The accusation of internet imperialism is something the US fiercely defends, but it has its roots in the creation of the internet, and before it Arpanet, which was established between four US universities in 1969. The ethical and administrative bodies that oversee the internet are diverse and almost deliberately complicated, and present a forest of acronymed organisations including technical standards (IAB, IETF and W3C) and regional domains (AFRINIC, LACNIC and APNIC).
Icann is symbolically important and retains a link to the US government. The two have an "affirmation of commitment", but the US government's National Telecommunications and Information Administration has granted Icann the key Iana contract since 1999.
This contract involves managing the database that connects domain names, such as .com, .org and .co.uk, to their numeric address. There are only 13 authoritative root servers globally, but one principal at the centre which is then mirrored. This central root server is administered by Verisign, and is held at its base in Dulles, Virginia – one of the most symbolically important computers in the world.
Companies outside the US were not allowed to compete for the Iana contract, and having this central component controlled by the US government – with changes to top level domains passing through the US department of commerce – has long been been a point of contention.
The Iana contract is likely to be high on the agenda at the Rio internet governance summit next April. The outcome of this heated response to the Snowden revelations is unpredictable, says Hill. The average internet user will see little difference. But it is conceivable that Icann will further look to distance itself from the US, and could assert that a new server outside the US should become the authoritative root server. If the US resists, and two competing servers begin to compile increasingly different records of internet addresses, it could signify a true split in the global internet network. In the worst case scenario, some websites could become inaccessible to people in other parts of the world.

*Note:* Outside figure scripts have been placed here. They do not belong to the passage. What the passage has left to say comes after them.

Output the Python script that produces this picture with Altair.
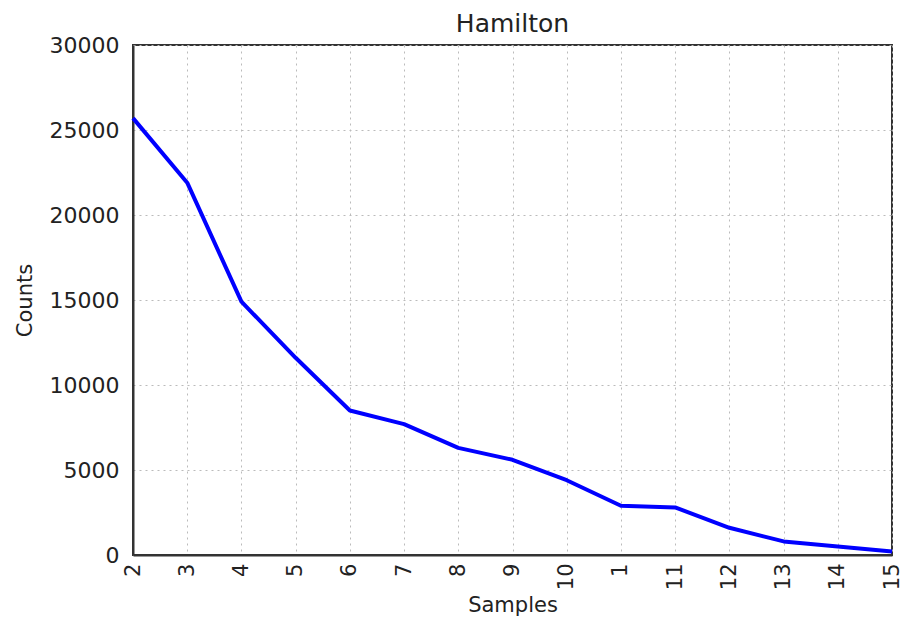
import altair as alt
import pandas as pd

samples = ["2", "3", "4", "5", "6", "7", "8", "9", "10", "1", "11", "12", "13", "14", "15"]
counts = [25700, 21900, 14900, 11600, 8500, 7700, 6300, 5600, 4400, 2900, 2800, 1600, 800, 500, 200]
y_ticks = [0, 5000, 10000, 15000, 20000, 25000, 30000]

df = pd.DataFrame({"Samples": samples, "Counts": counts})

FONT = "DejaVu Sans"

chart = alt.Chart(df).mark_line(color="#0000ff", strokeWidth=4, strokeJoin="round").encode(
    x=alt.X("Samples:N", sort=samples,
            scale=alt.Scale(padding=0),
            axis=alt.Axis(title="Samples", labelAngle=270, labelFontSize=21,
                          labelPadding=8, ticks=False, grid=True,
                          titleFontSize=21, titleFontWeight="normal", titlePadding=5)),
    y=alt.Y("Counts:Q", scale=alt.Scale(domain=[0, 30000], nice=False),
            axis=alt.Axis(title="Counts", values=y_ticks, format="d", labelFontSize=22,
                          labelPadding=14, ticks=False, grid=True,
                          titleFontSize=21, titleFontWeight="normal", titlePadding=14)),
).properties(
    width=759, height=510,
    title=alt.TitleParams("Hamilton", fontSize=25, fontWeight="normal", font=FONT,
                          color="#222222", offset=-3),
    autosize=alt.AutoSizeParams(type="none"),
    padding={"left": 133, "top": 45, "right": 12, "bottom": 70},
    background="white",
).configure_axis(
    labelFont=FONT, titleFont=FONT, labelColor="#222222", titleColor="#222222",
    domainColor="#333333", domainWidth=2,
    gridColor="#bbbbbb", gridDash=[2, 4], gridWidth=1,
).configure_view(
    stroke="#333333", strokeWidth=2,
)

chart.save("out.html", embed_options={"renderer": "svg", "actions": False})
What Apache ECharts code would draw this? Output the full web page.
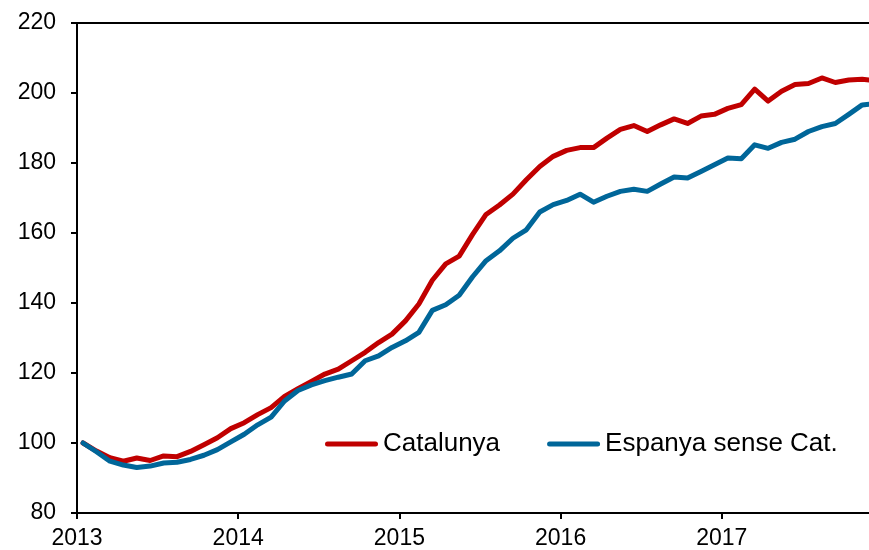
<!DOCTYPE html>
<html>
<head>
<meta charset="utf-8">
<script src="https://cdn.jsdelivr.net/npm/echarts@6/dist/echarts.min.js"></script>
<style>
  html, body { margin: 0; padding: 0; background: #fff; }
  #chart { width: 869px; height: 550px; }
</style>
</head>
<body>
<div id="chart"></div>
<script>
// monthly index, Jan 2013 = 100
var months = [];
for (var y = 2013; y <= 2017; y++) {
  for (var m = 1; m <= 12; m++) months.push(y + '-' + (m < 10 ? '0' + m : m));
}

var catalunya = [
  100.0, 97.7, 95.8, 94.8, 95.7, 95.0, 96.3, 96.1, 97.6, 99.5, 101.5, 104.1,
  105.8, 108.1, 110.1, 113.3, 115.5, 117.6, 119.7, 121.1, 123.5, 125.9, 128.7, 131.1,
  134.9, 139.7, 146.5, 151.2, 153.4, 159.6, 165.3, 168.0, 171.1, 175.2, 179.0, 181.9,
  183.6, 184.4, 184.4, 187.1, 189.6, 190.7, 189.0, 190.9, 192.6, 191.3, 193.4, 193.9,
  195.6, 196.7, 201.1, 197.7, 200.5, 202.4, 202.7, 204.3, 203.0, 203.7, 203.9, 203.5
];

var espanya = [
  100.0, 97.5, 94.8, 93.7, 93.0, 93.4, 94.3, 94.5, 95.3, 96.5, 98.1, 100.3,
  102.5, 105.2, 107.4, 112.0, 115.0, 116.6, 117.8, 118.8, 119.7, 123.5, 124.9, 127.3,
  129.2, 131.6, 137.9, 139.5, 142.2, 147.5, 152.1, 154.9, 158.5, 160.9, 166.0, 168.1,
  169.3, 171.1, 168.8, 170.5, 171.9, 172.5, 171.9, 174.0, 176.0, 175.7, 177.6, 179.5,
  181.4, 181.2, 185.2, 184.2, 185.9, 186.8, 189.0, 190.4, 191.3, 193.9, 196.6, 197.0
];

var seriesNames = ['Catalunya', 'Espanya sense Cat.'];
var yearTicks = ['2013', '2014', '2015', '2016', '2017'];

// x in months since Jan 2013, points sit mid-month
function to_points(values){
  return values.map(function(v, i){
    var parts = months[i].split('-');
    var x = (parseInt(parts[0], 10) - 2013) * 12 + (parseInt(parts[1], 10) - 1) + 0.45;
    return [x, v];
  });
}

function make_line(name, color, values){
  return {
    name: name,
    type: 'line',
    symbol: 'none',
    smooth: false,
    animation: false,
    lineStyle: { color: color, width: 5, cap: 'round', join: 'round' },
    itemStyle: { color: color },
    data: to_points(values)
  };
}

// thick line with round ends for the legend
var pill = 'path://M2.5,0 H50.5 A2.5,2.5 0 0 1 50.5,5 H2.5 A2.5,2.5 0 0 1 2.5,0 Z';

var font = "'Liberation Sans', Arial, sans-serif";
var chart = echarts.init(document.getElementById('chart'));

chart.setOption({
  animation: false,
  backgroundColor: '#fff',
  textStyle: { fontFamily: font },
  grid: {
    left: 77,
    top: 23,
    bottom: 37,
    width: 806,
    outerBoundsMode: 'none',
    containLabel: false,
    show: true,
    borderColor: '#000',
    borderWidth: 2
  },
  legend: {
    left: 325,
    top: 431,
    padding: 0,
    icon: pill,
    itemWidth: 53,
    itemHeight: 5,
    itemGap: 47,
    textStyle: { fontSize: 26, color: '#000', fontFamily: font, padding: [0, 0, 0, 0] },
    data: seriesNames
  },
  xAxis: {
    type: 'value',
    min: 0,
    max: 60,
    interval: 12,
    splitLine: { show: false },
    axisLine: { lineStyle: { color: '#000', width: 2 } },
    axisTick: { show: true, inside: false, length: 6, lineStyle: { color: '#000', width: 2 } },
    axisLabel: {
      fontSize: 23,
      color: '#000',
      margin: 14,
      formatter: function(v){
        var k = Math.round(v / 12);
        return (v % 12 === 0 && k < yearTicks.length) ? yearTicks[k] : '';
      }
    }
  },
  yAxis: {
    type: 'value',
    min: 80,
    max: 220,
    interval: 20,
    splitLine: { show: false },
    axisLine: { show: true, lineStyle: { color: '#000', width: 2 } },
    axisTick: { show: true, inside: false, length: 6, lineStyle: { color: '#000', width: 2 } },
    axisLabel: { fontSize: 23, color: '#000', margin: 21 }
  },
  series: [
    make_line(seriesNames[0], '#C00000', catalunya),
    make_line(seriesNames[1], '#006699', espanya)
  ]
});
</script>
</body>
</html>
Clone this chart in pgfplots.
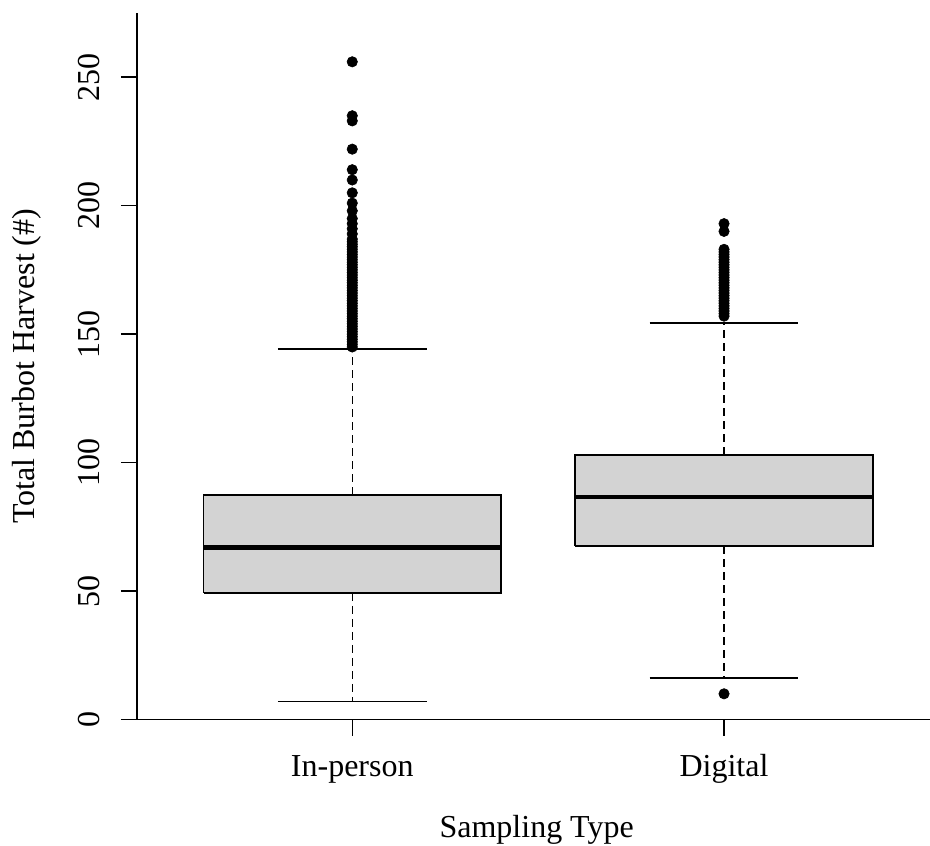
\documentclass[border=0pt]{standalone}
\usepackage{fontspec}
\setmainfont{Liberation Serif}
\usepackage{pgfplots}
\pgfplotsset{compat=1.18}
\definecolor{boxgray}{RGB}{211,211,211}
\newcommand{\labfont}{\fontsize{16bp}{19bp}\selectfont}
\begin{document}
\begin{tikzpicture}
\begin{axis}[
  scale only axis,
  width=396.5bp, height=353.25bp,
  xmin=0.421, xmax=2.554,
  ymin=0, ymax=275,
  axis lines=left,
  axis line style={-, line width=0.75bp, black},
  xtick={1,2},
  xticklabels={In-person, Digital},
  ytick={0,50,100,150,200,250},
  tick align=outside,
  major tick length=8bp,
  tick style={black, line width=0.75bp},
  /pgf/number format/assume math mode=true,
  tick label style={font=\labfont},
  xticklabel style={anchor=base, inner sep=0pt, yshift=-20.6bp},
  yticklabel style={rotate=90, anchor=base, inner sep=0pt, yshift=10.5bp},
  every axis x label/.style={at={(rel axis cs:0.504,0)}, yshift=-58.75bp, anchor=base, inner sep=0pt, font=\labfont},
  every axis y label/.style={at={(rel axis cs:0,0.5)}, xshift=-51bp, rotate=90, anchor=base, inner sep=0pt, font=\labfont},
  xlabel={Sampling Type},
  ylabel={Total Burbot Harvest (\#)},
  clip=false,
]
% --- In-person ---
\addplot[fill=boxgray, draw=black, line width=0.9bp, line join=miter] coordinates {(0.6,49.3) (1.4,49.3) (1.4,87.5) (0.6,87.5) (0.6,49.3)};
\addplot[black, line width=2.4bp] coordinates {(0.6,67.1) (1.4,67.1)};
\addplot[black, line width=0.75bp, dash pattern=on 4bp off 2.5bp] coordinates {(1,87.5) (1,144.2)};
\addplot[black, line width=0.75bp, dash pattern=on 4bp off 2.5bp] coordinates {(1,49.3) (1,7)};
\addplot[black, line width=0.9bp] coordinates {(0.8,144.2) (1.2,144.2)};
\addplot[black, line width=0.9bp] coordinates {(0.8,7) (1.2,7)};
% --- Digital ---
\addplot[fill=boxgray, draw=black, line width=0.9bp, line join=miter] coordinates {(1.6,67.5) (2.4,67.5) (2.4,103.1) (1.6,103.1) (1.6,67.5)};
\addplot[black, line width=2.4bp] coordinates {(1.6,86.6) (2.4,86.6)};
\addplot[black, line width=0.75bp, dash pattern=on 4bp off 2.5bp] coordinates {(2,103.1) (2,154.4)};
\addplot[black, line width=0.75bp, dash pattern=on 4bp off 2.5bp] coordinates {(2,67.5) (2,16.3)};
\addplot[black, line width=0.9bp] coordinates {(1.8,154.4) (2.2,154.4)};
\addplot[black, line width=0.9bp] coordinates {(1.8,16.3) (2.2,16.3)};
% --- outliers ---
\addplot[only marks, mark=*, mark size=2.6bp, mark options={solid, fill=black, draw=black, line width=0.3bp}]
  table[row sep=\\] {x y\\
  1 145\\ 1 146\\ 1 147\\ 1 148\\ 1 149\\ 1 150\\ 1 151\\ 1 152\\ 1 153\\ 1 154\\ 1 155\\ 1 156\\ 1 157\\ 1 158\\ 1 159\\ 1 160\\ 1 161\\ 1 162\\ 1 163\\ 1 164\\ 1 165\\ 1 166\\ 1 167\\ 1 168\\ 1 169\\ 1 170\\ 1 171\\ 1 172\\ 1 173\\ 1 174\\ 1 175\\ 1 176\\ 1 177\\ 1 178\\ 1 179\\ 1 180\\ 1 181\\ 1 182\\ 1 183\\ 1 184\\ 1 185\\ 1 186\\ 1 187\\ 1 189\\ 1 191\\ 1 193\\ 1 195\\ 1 198\\ 1 201\\ 1 205\\ 1 210\\ 1 214\\ 1 222\\ 1 233\\ 1 235\\ 1 256\\
  };
\addplot[only marks, mark=*, mark size=2.6bp, mark options={solid, fill=black, draw=black, line width=0.3bp}]
  table[row sep=\\] {x y\\
  2 10\\ 2 157\\ 2 158\\ 2 159\\ 2 160\\ 2 161\\ 2 162\\ 2 163\\ 2 164\\ 2 165\\ 2 166\\ 2 167\\ 2 168\\ 2 169\\ 2 170\\ 2 171\\ 2 172\\ 2 173\\ 2 174\\ 2 175\\ 2 176\\ 2 177\\ 2 178\\ 2 179\\ 2 180\\ 2 181\\ 2 182\\ 2 183\\ 2 190\\ 2 193\\
  };
\end{axis}
\pgfresetboundingbox
\path (current axis.south west) ++(-68.5bp,-63.25bp) rectangle ++(465bp,423bp);
\end{tikzpicture}
\end{document}
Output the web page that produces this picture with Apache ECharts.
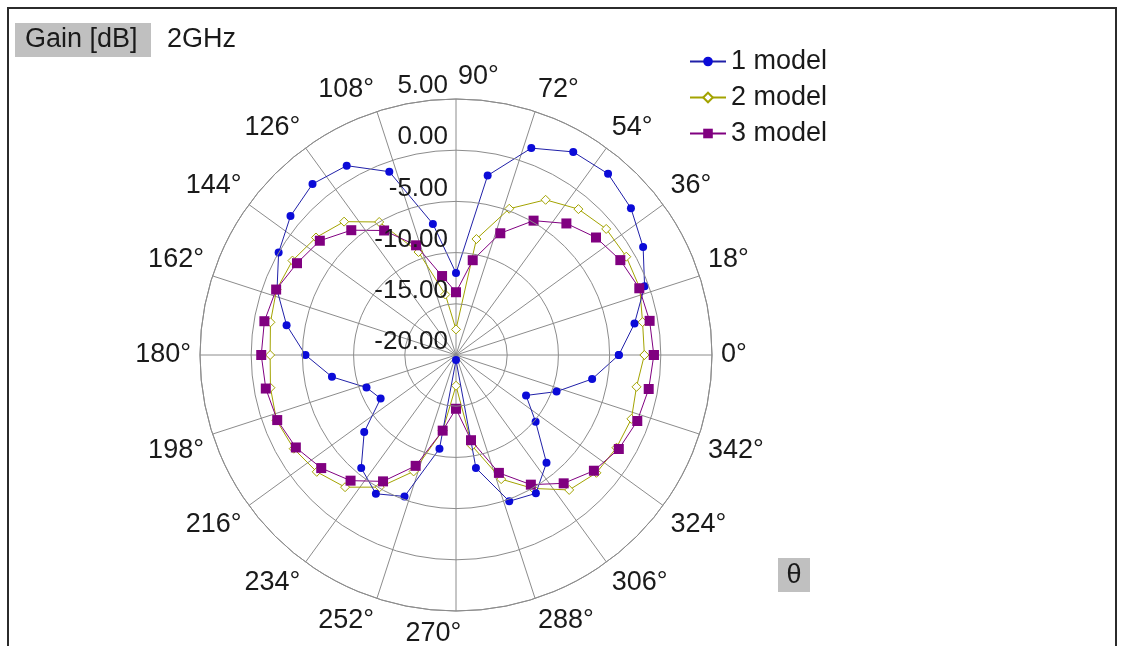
<!DOCTYPE html>
<html><head><meta charset="utf-8">
<script src="https://cdn.jsdelivr.net/npm/echarts@6/dist/echarts.min.js"></script>
<style>html,body{margin:0;padding:0;background:#fff}#c{width:1123px;height:646px}</style>
</head><body><div id="c"></div>
<script>
// angle of each sample (degrees)
const angles = [0,10,20,30,40,50,60,70,80,90,100,110,120,130,140,150,160,170,180,190,200,210,220,230,240,250,260,270,280,290,300,310,320,330,340,350];
// gain values in dB
const model1 = [-4.1,-2.3,-0.4,1.1,2.3,3.1,2.9,1.5,-2.2,-12.0,-7.0,-0.95,1.35,1.8,1.1,0.0,-1.4,-3.2,-5.3,-7.7,-10.7,-11.5,-8.3,-5.6,-4.35,-5.3,-10.7,-19.5,-8.8,-4.8,-4.4,-6.25,-9.85,-12.1,-9.55,-6.5];
const model2 = [-1.6,-1.5,-0.9,-0.8,-0.85,-1.4,-2.5,-4.8,-8.5,-17.5,-14.0,-9.3,-5.0,-3.0,-2.15,-1.56,-1.35,-1.6,-1.85,-1.6,-1.35,-1.7,-2.25,-3.15,-5.1,-7.9,-12.5,-17.0,-11.0,-7.1,-4.95,-2.8,-2.1,-1.9,-1.77,-2.1];
const model3 = [-0.68,-0.8,-0.95,-1.47,-2.15,-3.23,-4.85,-7.35,-10.6,-13.87,-12.17,-8.6,-5.96,-4.09,-2.64,-2.07,-1.31,-1.0,-0.98,-1.14,-1.42,-1.94,-2.82,-3.98,-5.75,-8.48,-12.5,-14.75,-11.55,-7.75,-5.38,-3.64,-2.42,-1.64,-1.16,-0.89];
const seriesNames = ['1 model','2 model','3 model'];
const radialMin = -20, radialMax = 5, radialStep = 5;
const angleStep = 18;
const titleText = 'Gain [dB]';
const freqText = '2GHz';
const thetaText = 'θ';

const FONT = "'Liberation Sans', Arial, sans-serif";
const TXT = '#1a1a1a';

// angle axis runs from the top (90°) counter-clockwise: value v sits at θ = v + 90
function toData(vals) {
  const d = angles.map((a, i) => [vals[i], (a - 90 + 360) % 360]);
  d.push(d[0]);
  return d;
}

const chart = echarts.init(document.getElementById('c'), null, {renderer: 'canvas'});
chart.setOption({
  animation: false,
  backgroundColor: '#fff',
  textStyle: {fontFamily: FONT},
  polar: {center: [456, 355], radius: 256},
  angleAxis: {
    type: 'value', min: 0, max: 360, interval: angleStep,
    startAngle: 90, clockwise: false,
    axisLine: {show: true, lineStyle: {color: '#8c8c8c', width: 1}},
    axisTick: {show: false},
    splitLine: {show: true, lineStyle: {color: '#8c8c8c', width: 1}},
    axisLabel: {
      margin: 9, color: TXT, fontSize: 27, fontFamily: FONT,
      formatter: function (v) {
        if (v >= 360) return '';
        const t = (v + 90) % 360;
        if (t === 90) return '      ' + t + '°';
        if (t === 270) return t + '°      ';
        return t + '°';
      }
    }
  },
  radiusAxis: {
    type: 'value', min: radialMin, max: radialMax, interval: radialStep,
    axisLine: {show: false},
    axisTick: {show: false},
    splitLine: {show: true, lineStyle: {color: '#8c8c8c', width: 1}},
    axisLabel: {
      color: TXT, fontSize: 26, fontFamily: FONT, margin: 8,
      verticalAlign: 'bottom',
      formatter: v => v.toFixed(2)
    },
    z: 10
  },
  legend: {
    left: 684, top: 43, orient: 'vertical', itemGap: 9,
    itemWidth: 36, itemHeight: 12,
    textStyle: {fontSize: 27, color: TXT, fontFamily: FONT},
    data: seriesNames
  },
  graphic: [
    {type: 'rect', shape: {x: 8, y: 8, width: 1108, height: 700}, style: {fill: 'none', stroke: '#2b2b2b', lineWidth: 2}, z: 100},
    {type: 'rect', shape: {x: 15, y: 23, width: 136, height: 34}, style: {fill: '#c0c0c0'}},
    {type: 'text', x: 25, y: 40, style: {text: titleText, font: '27px ' + FONT, fill: TXT, verticalAlign: 'middle'}},
    {type: 'text', x: 167, y: 40, style: {text: freqText, font: '27px ' + FONT, fill: TXT, verticalAlign: 'middle'}},
    {type: 'rect', shape: {x: 778, y: 558, width: 32, height: 34}, style: {fill: '#c0c0c0'}},
    {type: 'text', x: 794, y: 576, style: {text: thetaText, font: '27px ' + FONT, fill: TXT, align: 'center', verticalAlign: 'middle'}}
  ],
  series: [
    {name: seriesNames[0], type: 'line', coordinateSystem: 'polar', data: toData(model1),
     symbol: 'circle', symbolSize: 8, itemStyle: {color: '#0b0bd8'},
     lineStyle: {color: '#2020a8', width: 1}, z: 3},
    {name: seriesNames[1], type: 'line', coordinateSystem: 'polar', data: toData(model2),
     symbol: 'diamond', symbolSize: 9, itemStyle: {color: '#ffffff', borderColor: '#a3a300', borderWidth: 1},
     lineStyle: {color: '#a3a300', width: 1}, z: 2},
    {name: seriesNames[2], type: 'line', coordinateSystem: 'polar', data: toData(model3),
     symbol: 'rect', symbolSize: 10, itemStyle: {color: '#800080'},
     lineStyle: {color: '#800080', width: 1}, z: 4}
  ]
});
</script></body></html>
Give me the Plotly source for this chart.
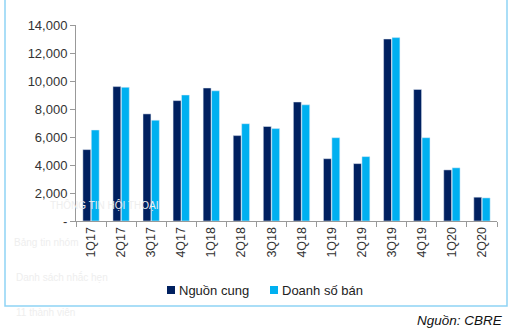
import plotly.graph_objects as go

categories = ["1Q17", "2Q17", "3Q17", "4Q17", "1Q18", "2Q18", "3Q18", "4Q18",
              "1Q19", "2Q19", "3Q19", "4Q19", "1Q20", "2Q20"]
supply = [5100, 9600, 7650, 8600, 9500, 6100, 6750, 8500, 4450, 4100, 13000, 9400, 3650, 1700]
sales = [6500, 9550, 7200, 9000, 9300, 6950, 6600, 8300, 5950, 4600, 13100, 5950, 3800, 1650]
ytick_vals = [0, 2000, 4000, 6000, 8000, 10000, 12000, 14000]
ytick_text = ["-", "2,000", "4,000", "6,000", "8,000", "10,000", "12,000", "14,000"]
series_names = ["Nguồn cung", "Doanh số bán"]
series_colors = ["#002060", "#00b0f0"]

W, H = 515, 334
ML, MR, MT, MB = 76, 18, 25, 113
pw, ph = W - ML - MR, H - MT - MB

def px(x):
    return (x - ML) / pw

def py(y):
    return (H - MB - y) / ph

FONT = "Liberation Sans, Arial, sans-serif"

fig = go.Figure()
fig.add_trace(go.Bar(x=categories, y=supply, name=series_names[0], marker_color=series_colors[0]))
fig.add_trace(go.Bar(x=categories, y=sales, name=series_names[1], marker_color=series_colors[1]))

fig.update_layout(
    width=W, height=H,
    margin=dict(l=ML, r=MR, t=MT, b=MB),
    paper_bgcolor="white", plot_bgcolor="white",
    barmode="group", bargap=0.44, bargroupgap=0.06,
    font=dict(family=FONT, size=13, color="#333333"),
    showlegend=False,
    xaxis=dict(type="category", tickangle=-90, showgrid=False, showline=True,
               linecolor="#999999", linewidth=1, ticks="outside", tickson="boundaries",
               ticklen=5, tickcolor="#999999", tickfont=dict(size=12.5, color="#333333")),
    yaxis=dict(range=[0, 14000], tickvals=ytick_vals, ticktext=ytick_text, showgrid=False,
               showline=True, linecolor="#999999", linewidth=1, ticks="outside", ticklen=5,
               tickcolor="#999999", tickfont=dict(size=13, color="#333333"), zeroline=False),
)

# manual legend
legend_x = [167, 270]
for name, color, lx in zip(series_names, series_colors, legend_x):
    fig.add_shape(type="rect", xref="paper", yref="paper",
                  x0=px(lx), x1=px(lx + 8), y0=py(286), y1=py(294),
                  fillcolor=color, line=dict(width=0))
    fig.add_annotation(text=name, xref="paper", yref="paper", x=px(lx + 10), y=py(290),
                       xanchor="left", yanchor="middle", showarrow=False,
                       font=dict(size=13, color="#222222"))

# light blue border frame
fig.add_shape(type="path", xref="paper", yref="paper",
              path=f"M {px(5)} {py(-5)} L {px(5)} {py(306)} L {px(507)} {py(306)} L {px(507)} {py(-5)}",
              line=dict(color="#8fd3f5", width=1.5))

fig.add_annotation(text="<i>Nguồn: CBRE</i>", xref="paper", yref="paper",
                   x=px(505), y=py(320), xanchor="right", yanchor="middle",
                   showarrow=False, font=dict(size=13.5, color="#111111"))

# faint background UI texts
faint = [("THÔNG TIN HỘI THOẠI", 48, 205), ("Bảng tin nhóm", 12, 242),
         ("Danh sách nhắc hẹn", 14, 277), ("11 thành viên", 14, 312)]
for t, x, y in faint:
    fig.add_annotation(text=t, xref="paper", yref="paper", x=px(x), y=py(y),
                       xanchor="left", yanchor="middle", showarrow=False,
                       font=dict(size=10, color="#eeeeee"))

fig.write_html("out.html")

In reality, there are far too many commercial interests for that to happen. There is increasing pressure on the US government by its own technology companies to be more transparent about its surveillance and move to heal the rift in consumer confidence of companies such as Google and Facebook. Brazil is likely to push for plans to remodel Icann, which would include a more global, legal framework.
Milton Mueller, an internet policy professor, helped to draft proposals for Icann transition in 2009, and though the model still stands, the ground has shifted for the US government.
"There is no indication that official US policy toward hanging on to the Iana contract has changed," he said.
"However, when the so-called multistakeholder internet organisations that the US purports to defend all unambiguously call for an end to that, the US position is de-legitimised."